Theoretical calculation of the dehydrogenation of ethanol on a Rh/CeChO₂(111) surface

We applied periodic density-functional theory (DFT) to investigate the dehydrogenation of ethanol on a Rh/ CeO₂ (111) surface. Ethanol is calculated to have the greatest energy of adsorption when the oxygen atom of the molecule is adsorbed onto a Ce atom in the surface, relative to other surface atoms (Rh or O). Before forming a six-membered ring of an oxametallacyclic compound (Rh-CH₂CH₂O-Ce_(a)), two hydrogen atoms from ethanol are first eliminated; the barriers for dissociation of the O-H and the β-carbon (CH₂-H) hydrogens are calculated to be 12.00 and 28.57 kcal/mol, respectively.
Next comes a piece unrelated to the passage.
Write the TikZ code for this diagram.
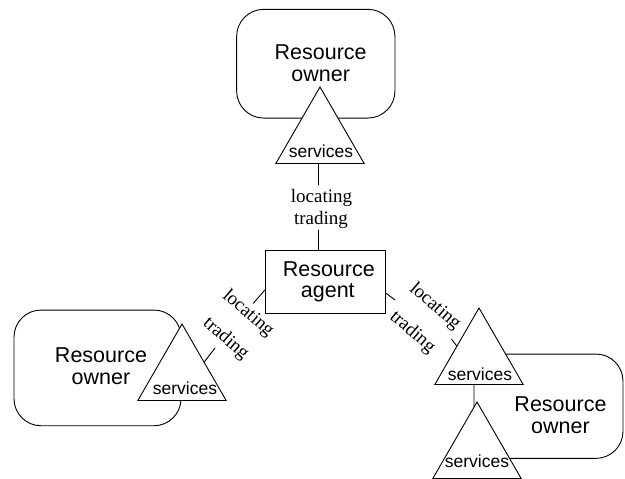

The dehydrogenated H atom has the greatest adsorption energy (E_ads = 101.59 kcal/mol) when it is adsorbed onto an oxygen atom of the surface. The dehydrogenation continues with the loss of two hydrogens from the α-carbon, forming an intermediate species Rh-CH₂CO-Ce_(a), for which the successive barriers are 34.26 and 40.84 kcal/mol. Scission of the C-C bond occurs at this stage with a dissociation barrier E_a = 49.54 kcal/mol, to form Rh-CH_2(a) + 4H_(a) + CO_(g). At high temperatures, these adsorbates desorb to yield the final products CH _4(g), H_2(g), and CO_(g).